Gambleside is an abandoned village located in northern Rossendale close to the boundary with Burnley's Dunnockshaw parish.

In the late Middle Ages Gambleside was one of the cow farms (vaccary) of the Rossendale Forest, belonging to the Honour of Clitheroe. In 1507 the land was demised as a copyhold to Oliver and George Ormerode at a rent of £4 per year.

Historically the Gambleside area stretched from Limy Water southeast over the hills into the valley of Whitewell Brook, including land on the southern side of Clough Bottom Reservoir.
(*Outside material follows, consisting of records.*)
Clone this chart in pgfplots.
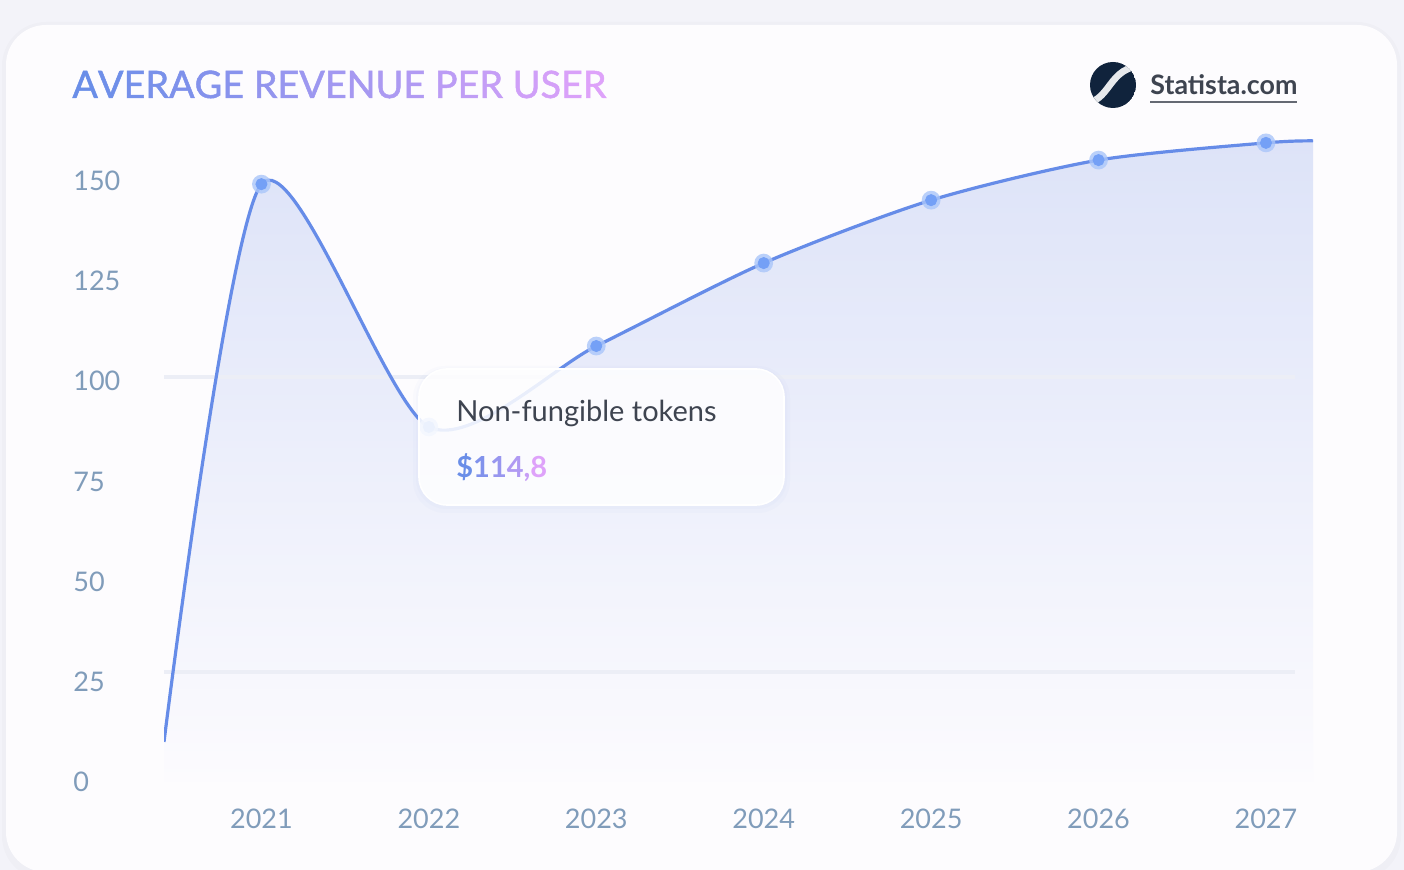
\documentclass[border=0pt]{standalone}
\usepackage{fontspec}
\setmainfont{Lato}
\newfontfamily\medfont[FakeBold=1.3]{Lato}
\usepackage{xcolor}
\usepackage{tikz}
\usepackage{pgfplots}
\pgfplotsset{compat=1.18}

\definecolor{outerbg}{RGB}{243,243,249}
\definecolor{cardbg}{RGB}{253,252,254}
\definecolor{tA}{RGB}{106,142,232}
\definecolor{tB}{RGB}{222,162,250}
\definecolor{tick}{RGB}{128,156,186}
\definecolor{linec}{RGB}{102,140,232}
\definecolor{dotc}{RGB}{116,160,246}
\definecolor{haloc}{RGB}{170,198,250}
\definecolor{fillT}{RGB}{221,227,248}
\definecolor{fillB}{RGB}{252,251,254}
\definecolor{gridc}{RGB}{236,238,246}
\definecolor{darktext}{RGB}{62,68,80}
\definecolor{navy}{RGB}{16,35,60}

% one letter of a gradient text
\newcommand\gl[2]{\textcolor{tB!#1!tA}{#2}}

\begin{document}
\begin{tikzpicture}
% card, in pixel units (1px = 0.5pt)
\begin{scope}[x=0.5pt,y=-0.5pt]
  \fill[outerbg] (0,0) rectangle (1404,870);
  \fill[black,opacity=0.015,rounded corners=22pt] (2,22) rectangle (1401,880);
  \fill[cardbg,rounded corners=20pt] (6,25) rectangle (1397,872);

  \node[anchor=base west,inner sep=0pt,font=\medfont\fontsize{18.9}{23}\selectfont] at (72,98)
    {\gl{0}{A}\gl{4}{V}\gl{9}{E}\gl{13}{R}\gl{17}{A}\gl{22}{G}\gl{26}{E} \gl{35}{R}\gl{39}{E}\gl{43}{V}\gl{48}{E}\gl{52}{N}\gl{57}{U}\gl{61}{E} \gl{70}{P}\gl{74}{E}\gl{78}{R} \gl{87}{U}\gl{91}{S}\gl{96}{E}\gl{100}{R}};

  % logo
  \begin{scope}
    \clip (1113,85) circle (23);
    \fill[navy] (1113,85) circle (23);
    \draw[white!90!navy,line width=3.4pt] (1080,103) .. controls (1112,106) and (1106,64) .. (1146,66);
  \end{scope}
  \node[anchor=base west,inner sep=0pt,font=\bfseries\fontsize{13.4}{16}\selectfont,text=darktext] at (1150,95) {Statista.com};
  \draw[darktext!80,line width=0.7pt] (1150,102) -- (1297,102);
\end{scope}

\begin{axis}[
  at={(82pt,-391pt)}, anchor=south west,
  scale only axis, width=574.5pt, height=340.6pt,
  xmin=2020.418, xmax=2027.281, ymin=0, ymax=170,
  axis line style={draw=none}, major tick length=0pt,
  xtick={2021,2022,2023,2024,2025,2026,2027},
  xticklabels={2021,2022,2023,2024,2025,2026,2027},
  ytick={0,25,50,75,100,125,150},
  /pgf/number format/assume math mode=true,
  xticklabel style={anchor=north,inner sep=0pt,yshift=-13.5pt,
    font=\fontsize{13.5}{16}\selectfont,text=tick},
  yticklabel style={anchor=west,inner sep=0pt,xshift=-45.5pt,
    font=\fontsize{13.5}{16}\selectfont,text=tick},
]
\addplot[draw=none,top color=fillT,bottom color=fillB,smooth,tension=0.45] coordinates {
  (2020.418,10) (2021,149.2) (2022,88.6) (2023,108.8) (2024,129.5)
  (2025,145.2) (2026,155.2) (2027,159.5) (2027.281,160)
} \closedcycle;
\draw[gridc,line width=2pt] (axis cs:2020.418,101.1) -- (axis cs:2027.174,101.1);
\draw[gridc,line width=2pt] (axis cs:2020.418,27.4) -- (axis cs:2027.174,27.4);
\addplot[linec,line width=1.6pt,smooth,tension=0.45] coordinates {
  (2020.418,10) (2021,149.2) (2022,88.6) (2023,108.8) (2024,129.5)
  (2025,145.2) (2026,155.2) (2027,159.5) (2027.281,160)
};
\addplot[only marks,mark=*,color=haloc,mark size=4.7pt,mark options={draw=haloc,fill=haloc,fill opacity=0.8,draw opacity=0}] coordinates {
  (2021,149.2) (2022,88.6) (2023,108.8) (2024,129.5) (2025,145.2) (2026,155.2) (2027,159.5)
};
\addplot[only marks,mark=*,color=dotc,mark size=2.8pt,mark options={draw=dotc,fill=dotc}] coordinates {
  (2021,149.2) (2022,88.6) (2023,108.8) (2024,129.5) (2025,145.2) (2026,155.2) (2027,159.5)
};
\end{axis}

% tooltip
\begin{scope}[x=0.5pt,y=-0.5pt]
  \fill[tA,opacity=0.025,rounded corners=16pt] (413,366) rectangle (790,513);
  \fill[tA,opacity=0.025,rounded corners=15pt] (416,368) rectangle (787,509);
  \fill[white,opacity=0.86,rounded corners=14pt] (419,369) rectangle (784,505);
  \draw[white,line width=0.8pt,rounded corners=14pt] (419,369) rectangle (784,505);
  \node[anchor=base west,inner sep=0pt,font=\fontsize{14.5}{17}\selectfont,text=darktext] at (456,422) {Non-fungible tokens};
  \node[anchor=base west,inner sep=0pt,font=\bfseries\fontsize{14.5}{17}\selectfont] at (456,478)
    {\gl{0}{\$}\gl{20}{1}\gl{40}{1}\gl{60}{4}\gl{80}{,}\gl{100}{8}};
  \pgfresetboundingbox
  \useasboundingbox (0,0) rectangle (1404,870);
\end{scope}
\end{tikzpicture}
\end{document}
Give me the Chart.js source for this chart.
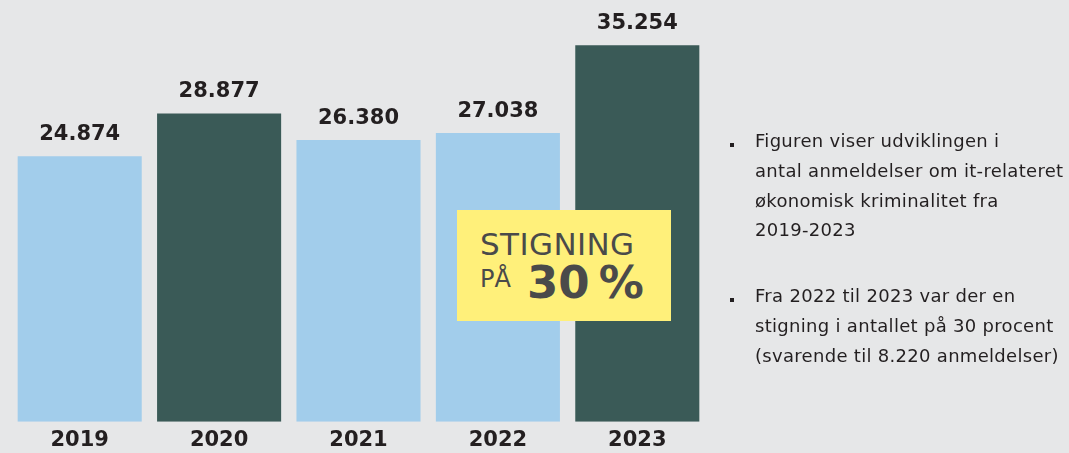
<!DOCTYPE html>
<html>
<head>
<meta charset="utf-8">
<script src="https://cdn.jsdelivr.net/npm/chart.js@4.4.1/dist/chart.umd.min.js"></script>
<style>
  html, body { margin: 0; padding: 0; background: #e6e7e8; }
  #wrap { position: relative; width: 1069px; height: 453px; overflow: hidden; font-family: "DejaVu Sans", sans-serif; }
  #c { position: absolute; left: 0; top: 0; }
  .box { position: absolute; left: 457px; top: 210px; width: 214px; height: 111px; background: #fff07a; color: #4a4a4a; }
  .box span { position: absolute; line-height: 1; white-space: nowrap; }
  .note { position: absolute; left: 755px; width: 330px; font-size: 18px; letter-spacing: 0.3px; line-height: 29.8px; color: #231f20; }
  .bul { position: absolute; left: 730px; width: 4px; height: 4px; background: #231f20; }
</style>
</head>
<body>
<div id="wrap">
  <canvas id="c" width="1069" height="460"></canvas>
  <div class="box">
    <span style="left:23px; top:19px; font-size:31px; letter-spacing:0.4px;">STIGNING</span>
    <span style="left:23px; top:57px; font-size:24px;">PÅ</span>
    <span style="left:70px; top:50px; font-size:45px; font-weight:bold;">30<span style="position:static;font-size:45px;">&#8201;</span>%</span>
  </div>
  <div class="bul" style="top:143px;"></div>
  <div class="note" style="top:126px;">Figuren viser udviklingen i<br>antal anmeldelser om it-relateret<br>økonomisk kriminalitet fra<br>2019-2023</div>
  <div class="bul" style="top:298px;"></div>
  <div class="note" style="top:281px;">Fra 2022 til 2023 var der en<br>stigning i antallet på 30 procent<br>(svarende til 8.220 anmeldelser)</div>
</div>
<script>
// data
var years = ["2019", "2020", "2021", "2022", "2023"];
var anmeldelser = [24874, 28877, 26380, 27038, 35254];

var lyseBla = "#a2cdeb";
var moerkGroen = "#3a5a57";
var farver = [lyseBla, moerkGroen, lyseBla, lyseBla, moerkGroen];

// tal med punktum som tusindtalsseparator
function fmt(v) {
  return String(v).replace(/\B(?=(\d{3})+(?!\d))/g, ".");
}

// værdier over søjlerne
var vaerdiLabels = {
  id: "vaerdiLabels",
  afterDatasetsDraw: function (chart) {
    var ctx = chart.ctx;
    var meta = chart.getDatasetMeta(0);
    ctx.save();
    ctx.font = "bold 21px 'DejaVu Sans'";
    ctx.fillStyle = "#231f20";
    ctx.textAlign = "center";
    ctx.textBaseline = "alphabetic";
    meta.data.forEach(function (bar, i) {
      ctx.fillText(fmt(anmeldelser[i]), bar.x, bar.y - 16);
    });
    ctx.restore();
  }
};

var ctx = document.getElementById("c");
var chart = new Chart(ctx, {
  type: "bar",
  data: {
    labels: years,
    datasets: [{
      data: anmeldelser,
      backgroundColor: farver,
      borderWidth: 0,
      barPercentage: 0.89,
      categoryPercentage: 1.0
    }]
  },
  options: {
    responsive: false,
    animation: false,
    layout: { padding: { left: 10, right: 362, top: 0, bottom: 1 } },
    plugins: { legend: { display: false }, tooltip: { enabled: false } },
    scales: {
      x: {
        grid: { display: false, drawTicks: false },
        border: { display: false },
        ticks: {
          color: "#231f20",
          padding: 6,
          font: { family: "DejaVu Sans", size: 21, weight: "bold" }
        }
      },
      y: {
        display: false,
        min: 0,
        max: 39500
      }
    }
  },
  plugins: [vaerdiLabels]
});
</script>
</body>
</html>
It formed part of the township of Higher Booths in the ancient parish of Whalley, which became a civil parish in 1866. In 1894, with the creation of Rawtenstall municipal borough this part of Higher Booths was incorporated into it.

The settlement was located on a limersgate, a pathway used by pack horses carrying lime, which linked Clitheroe to Rochdale.

Gambleside Colliery was established in 1612 and was worked for over 300 years until 1936. It had two main shafts, a winding shaft on the hillside and Pumping Pit.

The population began to decline after the building of the Clowbridge Reservoir in 1866, which restricted farming in the village. The Ormerod Family continued to live there until about 1874, with the village abandoned during the 1890s.